In 2010 an original Renoir was purchased at a flea market in West Virginia for only $7, according to CNN.com.

“Landscape on the Banks of the Seine,” was purchased in France and on loan to the Baltimore Museum of Art, when they reported it stolen in 1951. Incredibly, the painting remained in good condition although it had been missing for 60 years.
While this is an amazing story, it would be unwise to leave your investment up to chance.

The three most important things you must know when shipping your fine art or other fragile items are,


1. Who is receiving your goods: Whether you are importing or exporting your fine art, it is likely that your investment will be touched by many hands. So it’s important to investigate your freight-forwarders network of customs brokers. Ask about their relationships with the port agents abroad and at home.
2. Freight On Board Insurance: Many new importers assume that the carrier will be responsible for any damages to your cargo.
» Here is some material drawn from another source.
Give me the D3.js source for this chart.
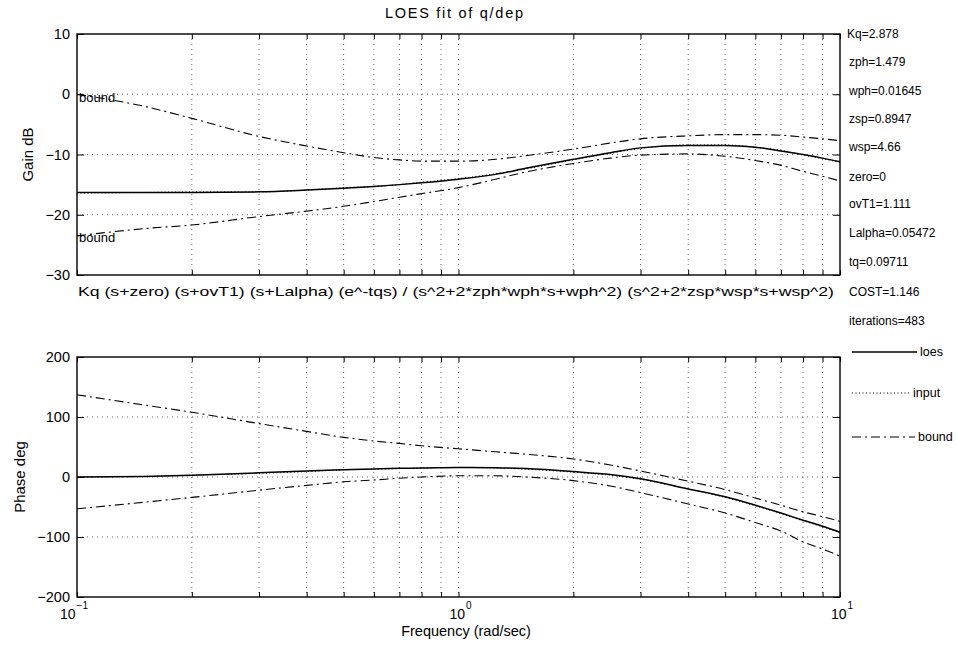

Not true. Again, because your shipment is likely to be handled by many different people, it is difficult to prove that the carrier’s responsible for any breakage.
3. Packaging: Bundling up your precious darlings is an art in itself; and unless you have an experienced professional on staff, consider having your broker or carrier package your goods for you. The benefit of having your freight-forwarder do the packaging is your items can be TSA screened on site and taken directly to the airport or port of Los Angeles.